A protest has been lodged against the action of the District Chief in Czenstochova, who has removed Samuel Goldstein, a Mizrachist member of the Board of the Jewish Community, as well as of the City Council and President of many local philanthropic institutions from the list of members of the Electoral Commission which is to draw up the list of electors to the Jewish Communities. It is suggested that this has been done because Goldstein is an opponent of the Agudah.

The Warsaw Agudist Organisation has also lodged a protest with the Board of the Warsaw Jewish Community against the decision of the Warsaw Electoral Commission not to remove the Bundist leader, Councillor Henrik Ehrlich, and the Poale Zionist leaders, Messrs. Zerubavel and Lew, from the list of electors to the Jewish Community. The Agudah points out in its protest that these Jewish Labour leaders have publicly declared themselves to be Konfessionslos.

Councillor Ehrlich read out the formal declaration presented to the Board of the Warsaw Jewish Community in 1929, when the Bundists announced their secession from the Community, in which he declared that the aim of the Bund in the Jewish Communal Organisation was to carry on propaganda for secular and national cultural autonomy, to convert the charity activities of the Community into social aid work and to secularise the Jewish school system. The Zionist and Agudist majority, the declaration went on, make it impossible to realise these aims, and consequently the Bundist Praction is leaving the Jewish Community.
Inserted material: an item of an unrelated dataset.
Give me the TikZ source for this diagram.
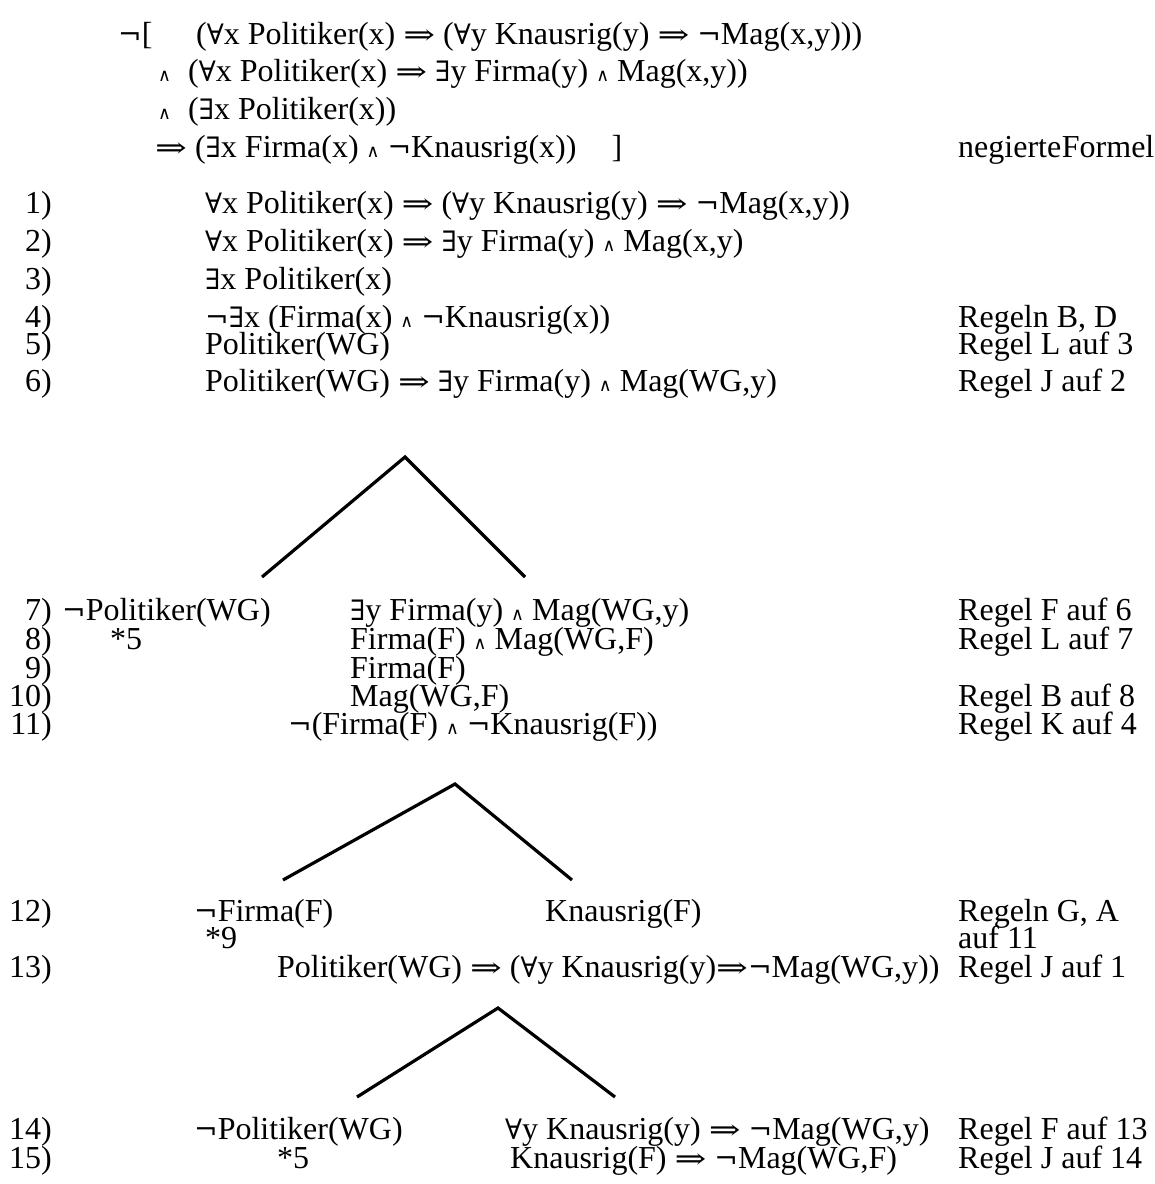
\documentclass[tikz,border=0pt]{standalone}
\usepackage{graphicx}
\usepackage{fontspec}
\setmainfont{Liberation Serif}
\newfontfamily\symfont[Scale=0.88]{DejaVu Serif}
% logical symbols
\newcommand{\lAll}{{\symfont ∀}}
\newcommand{\lEx}{{\symfont ∃}}
\newcommand{\lAnd}{{\symfont\fontsize{20}{20}\selectfont ∧}}
\newcommand{\lImp}{\scalebox{1.35}[1]{\symfont ⇒}}
\newcommand{\lNot}{{\symfont ¬}}
\begin{document}
\begin{tikzpicture}[x=1pt,y=-1pt,
  txt/.style={anchor=base west,inner sep=0pt,font=\fontsize{32}{38}\selectfont},
  num/.style={anchor=base east,inner sep=0pt,font=\fontsize{32}{38}\selectfont},
  branch/.style={line width=3.2pt}]
\useasboundingbox (0,0) rectangle (1155,1184);

% negated formula
\node[txt] (n0a) at (118,44) {\lNot[};
\node[txt] (f0a) at (196,44) {(\lAll x Politiker(x) \lImp{} (\lAll y Knausrig(y) \lImp{} \lNot Mag(x,y)))};
\node[txt] (n0b) at (158,81) {\lAnd};
\node[txt] (f0b) at (188,81) {(\lAll x Politiker(x) \lImp{} \lEx y Firma(y) \lAnd{} Mag(x,y))};
\node[txt] (n0c) at (158,119) {\lAnd};
\node[txt] (f0c) at (188,119) {(\lEx x Politiker(x))};
\node[txt] (f0d) at (155,157) {\lImp{} (\lEx x Firma(x) \lAnd{} \lNot Knausrig(x))\hspace{1.1em}]};
\node[txt] (r0) at (958,157) {negierte\hspace{0.02em}Formel};

% rows 1--6
\node[num] (l1) at (52,213) {1)};
\node[txt] (f1) at (205,213) {\lAll x Politiker(x) \lImp{} (\lAll y Knausrig(y) \lImp{} \lNot Mag(x,y))};
\node[num] (l2) at (52,251) {2)};
\node[txt] (f2) at (205,251) {\lAll x Politiker(x) \lImp{} \lEx y Firma(y) \lAnd{} Mag(x,y)};
\node[num] (l3) at (52,289) {3)};
\node[txt] (f3) at (205,289) {\lEx x Politiker(x)};
\node[num] (l4) at (52,327) {4)};
\node[txt] (f4) at (205,327) {\lNot\lEx x (Firma(x) \lAnd{} \lNot Knausrig(x))};
\node[txt] (r4) at (958,327) {Regeln B, D};
\node[num] (l5) at (52,354) {5)};
\node[txt] (f5) at (205,354) {Politiker(WG)};
\node[txt] (r5) at (958,354) {Regel L auf 3};
\node[num] (l6) at (52,391) {6)};
\node[txt] (f6) at (205,391) {Politiker(WG) \lImp{} \lEx y Firma(y) \lAnd{} Mag(WG,y)};
\node[txt] (r6) at (958,391) {Regel J auf 2};

% first branching
\coordinate (t6) at (405,457);
\coordinate (t6l) at (262,577);
\coordinate (t6r) at (525,577);
\draw[branch] (t6l) -- (t6) -- (t6r);

\node[num] (l7) at (52,620) {7)};
\node[txt] (f7a) at (62,620) {\lNot Politiker(WG)};
\node[txt] (f7b) at (350,620) {\lEx y Firma(y) \lAnd{} Mag(WG,y)};
\node[txt] (r7) at (958,620) {Regel F auf 6};
\node[num] (l8) at (52,649) {8)};
\node[txt] (c8) at (110,649) {*5};
\node[txt] (f8) at (350,649) {Firma(F) \lAnd{} Mag(WG,F)};
\node[txt] (r8) at (958,649) {Regel L auf 7};
\node[num] (l9) at (52,678) {9)};
\node[txt] (f9) at (350,678) {Firma(F)};
\node[num] (l10) at (52,706) {10)};
\node[txt] (f10) at (350,706) {Mag(WG,F)};
\node[txt] (r10) at (958,706) {Regel B auf 8};
\node[num] (l11) at (52,734) {11)};
\node[txt] (f11) at (288,734) {\lNot(Firma(F) \lAnd{} \lNot Knausrig(F))};
\node[txt] (r11) at (958,734) {Regel K auf 4};

% second branching
\coordinate (t11) at (455,784);
\coordinate (t11l) at (283,880);
\coordinate (t11r) at (572,880);
\draw[branch] (t11l) -- (t11) -- (t11r);

\node[num] (l12) at (52,921) {12)};
\node[txt] (f12a) at (194,921) {\lNot Firma(F)};
\node[txt] (f12b) at (545,921) {Knausrig(F)};
\node[txt] (r12) at (958,921) {Regeln G, A};
\node[txt] (c12) at (205,948) {*9};
\node[txt] (r12b) at (958,948) {auf 11};
\node[num] (l13) at (52,977) {13)};
\node[txt] (f13) at (277,977) {Politiker(WG) \lImp{} (\lAll y Knausrig(y)\lImp\lNot Mag(WG,y))};
\node[txt] (r13) at (958,977) {Regel J auf 1};

% third branching
\coordinate (t13) at (498,1008);
\coordinate (t13l) at (357,1097);
\coordinate (t13r) at (615,1097);
\draw[branch] (t13l) -- (t13) -- (t13r);

\node[num] (l14) at (52,1139) {14)};
\node[txt] (f14a) at (194,1139) {\lNot Politiker(WG)};
\node[txt] (f14b) at (505,1139) {\lAll y Knausrig(y) \lImp{} \lNot Mag(WG,y)};
\node[txt] (r14) at (958,1139) {Regel F auf 13};
\node[num] (l15) at (52,1168) {15)};
\node[txt] (c15) at (277,1168) {*5};
\node[txt] (f15) at (510,1168) {Knausrig(F) \lImp{} \lNot Mag(WG,F)};
\node[txt] (r15) at (958,1168) {Regel J auf 14};
\end{tikzpicture}
\end{document}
When the Warsaw Jewish Community held its first meeting immediately after its election in 1926, Councillor Ehrlich similarly read out a declaration of Bundist policy in the course of which he protested against the religious character of the statutes of the Community, insisting that it was in reality the representative body of the whole Jewish population and not only of the religious section.

About the same time Councillor Ehrlich was addressing a Conference of the Jewish Freethinkers’ Organisation in Poland, to which he explained that the Bund had entered the Jewish Community for the purpose of disrupting it from the inside.